School Food Statism Makes Kids Sick

JULY 18, 2011

With many public schools now feeding children breakfast and lunch, and even forbidding parents to send homemade lunches to school for their children, it is obvious that the state has decided that it is a better parent.

Many school principals say they are encouraging “healthier choices” and claim they are trying to protect students from their own unhealthful food choices, while making an impact that extends beyond the classroom.

But many parents are not happy and are rebelling.

This totalitarian control over students’ diets, which really only seems to be benefiting the school food service providers, is not the role of the state, nor a part of the education plan.

But it is part of statists’ agenda.

Another Statist Agenda

A recent essay in the Journal of the American Medical Association argued that in extreme cases of obesity, state intervention is needed to save the lives of fat children. The “experts” recommended that obese children should be taken from parents and placed in foster families.

The essay, written by Dr. David Ludwig and Lindsey Murtagh, said that temporarily removing children from the custody of their parents and placing them in foster care is more ethical than surgery as a strategy for fighting life-threatening complications arising from obesity.

Ludwig is an obesity specialist at the Harvard-affiliated Childrens Hospital Boston, and Murtagh is a lawyer and researcher at the Harvard School of Public Health.

Teachers, educators, researchers, lawyers and Harvard doctors have decided that they are better equipped to parent America’s kids.

Too many American dimwits have been lauding First Lady Michelle Obama for her “Let’s Move” initiative aimed at combating obesity. But I think she needs to butt out, and worry about her own family’s weight and eating habits. Obama is hardly a healthy vegan, and rarely is she the picture of how to eat.

Ironically, many of the people making these decisions on behalf of the state are also overweight.

“Inadequate or unskilled parental supervision can leave children vulnerable” to these obesity-causing influences, wrote Ludwig and Murtagh.

And I have yet to read an explanation of what constitutes a “skilled parent.”

State intervention already occurs in many areas, beginning with state-run schools. Teachers claim to advocate for “healthier choices,” but have been caught assisting young girls seeking birth control pills or even abortions in some cases, instead of involving parents.

The leftist agenda is full of holes and is not at all about healthy lifestyles or caring for children.

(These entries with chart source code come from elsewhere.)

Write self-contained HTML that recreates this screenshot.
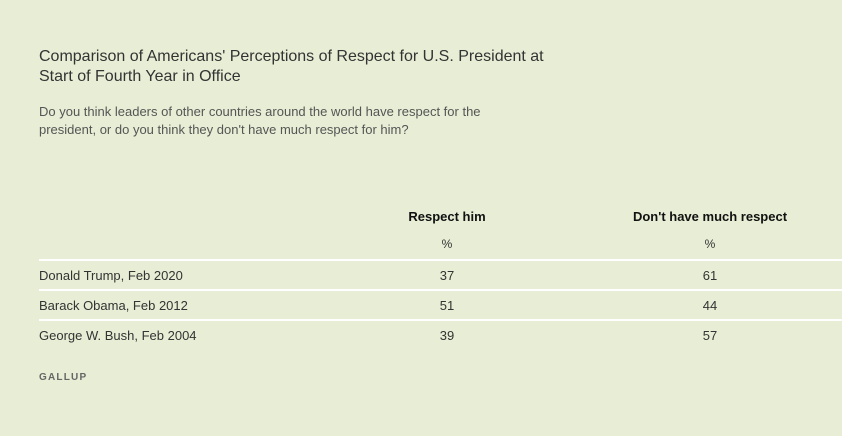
<!DOCTYPE html>
<html><head><meta charset="utf-8"><style>
body{margin:0;width:842px;height:436px;background:#e7eed5;font-family:"Liberation Sans",sans-serif;color:#333;position:relative;overflow:hidden}
.a{position:absolute;white-space:nowrap}
.t{left:39px;top:47px;font-size:16px;line-height:20px;color:#333}
.s{left:39px;top:103px;font-size:13px;line-height:18px;color:#555}
.h{font-size:13px;font-weight:bold;color:#111;top:209px;transform:translateX(-50%)}
.p{font-size:12px;top:237px;color:#333;transform:translateX(-50%)}
.line{position:absolute;left:39px;right:0;height:2px;background:#fff}
.r{left:39px;font-size:13px;color:#333}
.v{font-size:13px;color:#333;transform:translateX(-50%)}
.g{left:39px;top:372px;font-size:10px;letter-spacing:1.2px;font-weight:bold;color:#666}
</style></head><body>
<div class="a t">Comparison of Americans' Perceptions of Respect for U.S. President at<br>Start of Fourth Year in Office</div>
<div class="a s">Do you think leaders of other countries around the world have respect for the<br>president, or do you think they don't have much respect for him?</div>
<div class="a h" style="left:447px">Respect him</div>
<div class="a h" style="left:710px">Don't have much respect</div>
<div class="a p" style="left:447px">%</div>
<div class="a p" style="left:710px">%</div>
<div class="line" style="top:259px"></div>
<div class="line" style="top:289px"></div>
<div class="line" style="top:319px"></div>
<div class="a r" style="top:268px">Donald Trump, Feb 2020</div>
<div class="a v" style="top:268px;left:447px">37</div>
<div class="a v" style="top:268px;left:710px">61</div>
<div class="a r" style="top:298px">Barack Obama, Feb 2012</div>
<div class="a v" style="top:298px;left:447px">51</div>
<div class="a v" style="top:298px;left:710px">44</div>
<div class="a r" style="top:328px">George W. Bush, Feb 2004</div>
<div class="a v" style="top:328px;left:447px">39</div>
<div class="a v" style="top:328px;left:710px">57</div>
<div class="a g">GALLUP</div>
</body></html>
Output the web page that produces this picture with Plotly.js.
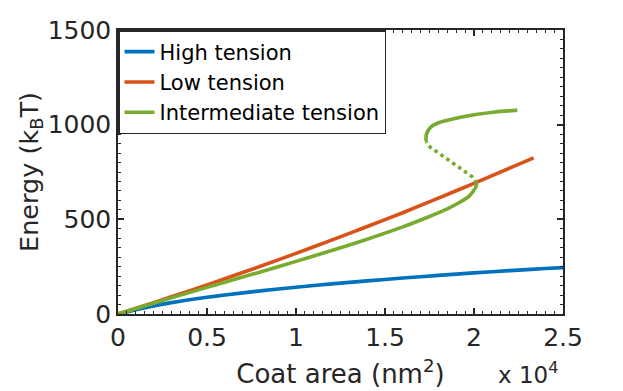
<!DOCTYPE html>
<html>
<head>
<meta charset="utf-8">
<script src="https://cdn.plot.ly/plotly-3.0.1.min.js"></script>
<style>
  html, body { margin: 0; padding: 0; background: #fff; }
  #graph { width: 623px; height: 391px; }
</style>
</head>
<body>
<div id="graph"></div>
<script>
// *********************************************************************************************
// DATA

const HIGH_X = [0, 1000, 2000, 3000, 4000, 5000, 6000, 8000, 10000, 12000, 14000, 16000, 18000, 20000, 22000, 24000, 25000];
const HIGH_Y = [0, 23, 43, 60, 75, 88, 100, 122, 141, 159, 175, 190, 204, 217, 229, 240, 245];

const LOW_X = [0, 2000, 4000, 6000, 8000, 10000, 12000, 14000, 16000, 18000, 20000, 22000, 23350];
const LOW_Y = [0, 60, 122, 186, 252, 320, 390, 462, 535, 612, 690, 770, 825];

// intermediate tension: stable lower branch, unstable (dotted) branch, stable upper branch
const MID_LOW_X = [0, 2000, 4000, 6000, 8000, 10000, 12000, 14000, 16000, 17500, 18500, 19200, 19700, 19950, 20100, 20150];
const MID_LOW_Y = [0, 57, 113, 168, 222, 278, 335, 395, 460, 515, 555, 590, 620, 648, 670, 690];

const MID_UNSTABLE_X = [20150, 19900, 18700, 17550, 17300];
const MID_UNSTABLE_Y = [690, 725, 805, 880, 912];

const MID_UP_X = [17300, 17330, 17550, 18000, 18800, 20000, 21200, 22430];
const MID_UP_Y = [912, 950, 985, 1010, 1030, 1052, 1067, 1077];

const X_TICKS = [0, 5000, 10000, 15000, 20000, 25000];
const X_TICK_TEXT = ['0', '0.5', '1', '1.5', '2', '2.5'];
const Y_TICKS = [0, 500, 1000, 1500];

const BLUE = '#0072BD';
const RED = '#D95319';
const GREEN = '#77AC30';
const AXIS = '#262626';
const FONT = 'DejaVu Sans, Liberation Sans, Arial, sans-serif';

// *********************************************************************************************
// TRACES

const LW = 3.6;

let data = [
    { name: 'High tension', type: 'scatter', mode: 'lines', x: HIGH_X, y: HIGH_Y,
      line: { color: BLUE, width: LW, shape: 'spline', smoothing: 0.6 } },
    { name: 'Low tension', type: 'scatter', mode: 'lines', x: LOW_X, y: LOW_Y,
      line: { color: RED, width: LW, shape: 'spline', smoothing: 0.6 } },
    { name: 'Intermediate tension', type: 'scatter', mode: 'lines', x: MID_LOW_X, y: MID_LOW_Y,
      line: { color: GREEN, width: LW, shape: 'spline', smoothing: 0.6 }, legendgroup: 'mid' },
    { name: 'Intermediate tension', type: 'scatter', mode: 'lines', x: MID_UNSTABLE_X, y: MID_UNSTABLE_Y,
      line: { color: GREEN, width: LW, dash: 'dot' }, legendgroup: 'mid', showlegend: false },
    { name: 'Intermediate tension', type: 'scatter', mode: 'lines', x: MID_UP_X, y: MID_UP_Y,
      line: { color: GREEN, width: LW, shape: 'spline', smoothing: 0.6 }, legendgroup: 'mid', showlegend: false }
];

// *********************************************************************************************
// LAYOUT

const axisCommon = {
    showline: true, linecolor: AXIS, linewidth: 1.5, mirror: 'ticks',
    ticks: 'inside', ticklen: 6, tickwidth: 1.5, tickcolor: AXIS,
    showgrid: false, zeroline: false,
    tickfont: { family: FONT, size: 25, color: AXIS }
};

let layout = {
    width: 623, height: 391,
    margin: { t: 30, r: 60, b: 77, l: 118 },
    paper_bgcolor: '#fff', plot_bgcolor: '#fff',
    font: { family: FONT, color: AXIS },
    showlegend: true,
    legend: {
        x: 0, y: 1, xanchor: 'left', yanchor: 'top',
        bgcolor: '#fff', bordercolor: AXIS, borderwidth: 1.5,
        font: { family: FONT, size: 21, color: '#000' },
        itemwidth: 30, tracegroupgap: 0
    },
    xaxis: Object.assign({}, axisCommon, {
        range: [0, 25000],
        tickvals: X_TICKS, ticktext: X_TICK_TEXT,
        minor: { dtick: 500, ticklen: 3, tickwidth: 1.2, tickcolor: AXIS, ticks: 'inside' },
        title: { text: 'Coat area (nm<sup>2</sup>)', font: { family: FONT, size: 26, color: AXIS }, standoff: 14 }
    }),
    yaxis: Object.assign({}, axisCommon, {
        range: [0, 1500],
        tickvals: Y_TICKS,
        minor: { dtick: 50, ticklen: 3, tickwidth: 1.2, tickcolor: AXIS, ticks: 'inside' },
        title: { text: 'Energy (k<sub>B</sub>T)', font: { family: FONT, size: 25.5, color: AXIS }, standoff: 2 }
    }),
    annotations: [{
        text: 'x 10<sup>4</sup>', xref: 'paper', yref: 'paper', x: 0.921, y: 0, yshift: -59,
        xanchor: 'center', yanchor: 'middle', showarrow: false,
        font: { family: FONT, size: 23, color: AXIS }
    }]
};

// *********************************************************************************************
// CONFIG

const config = { displaylogo: false, displayModeBar: false, responsive: false };

Plotly.newPlot('graph', data, layout, config);
</script>
</body>
</html>
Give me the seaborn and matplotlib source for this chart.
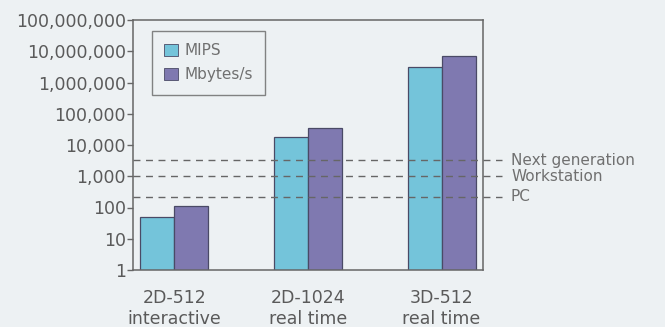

Teachers already report parents to Child Protective Services for neglect and abuse, but the state meddling is extending to far too many areas of parenting.

Schools long ago sold out decent lunches for profit motives. When I was growing up in the 1960’s, my neighborhood public elementary school had a cook who made hot lunches in the school’s kitchen. From our classrooms we could smell the bread baking every day. It was a treat to be able to buy an occasional hot lunch, as my parents made me bring my lunch from home most days.

But by the 1990’s, when my son was in elementary school, the schools were trucking in Taco Bell and McDonald’s for meals. So he too brought his lunch from home. I wouldn’t let him eat at the school.

Even today, the supposed “healthy” school lunches are frozen foods, pre-packaged and usually taste like cardboard. Kids throw most of the food away.

State Lunch Program

The California School Lunch Program and the State Meal Programs are child nutrition programs funded by the State of California. The programs provide money to public school districts that serve “nutritious” meals, free or at a reduced price, to “needy children.” The program is administered by the California Department of Education.

While this may sound sincere, the meal programs at schools are feeding far more kids than just the needy children. Lazy parents of all social and economic classes are regularly dropping kids off at school in the morning for a free meal, and partaking in the free lunch programs.

Is it any wonder children are obese? Parents don’t prepare meals.

It doesn’t take a registered dietician to know what a healthy meal is, or if a child has a weight problem.

And schools are a big part of the problem. School physical education programs and recess activities have been greatly limited thanks to lawyers. Monkey bars, dodge ball and other physical recess games are no longer allowed. And because so many female teachers complained about sweaty, smelly children in the classroom after recess and PE, programs have been cut.

A lack of PE and outdoor playtime during the school day have coincided with the increase in the diagnosis of Attention Deficit Disorder. Kids just don’t get to blow off enough steam — particularly little boys. Many teachers prefer that parents medicate their boys instead of running them ragged in sports or physical play during the school day.

Many parents are rebelling against statist schools and reminding teachers and administrators who the rightful parent is, as well as reminding them of the correct role of schools.

But with lawmakers continuing to intervene, crowding out parents with increasing anti-parent laws, it feels as if we are all becoming wards of the state. In California “Mother may I?” will soon be replaced with “Governor may I?”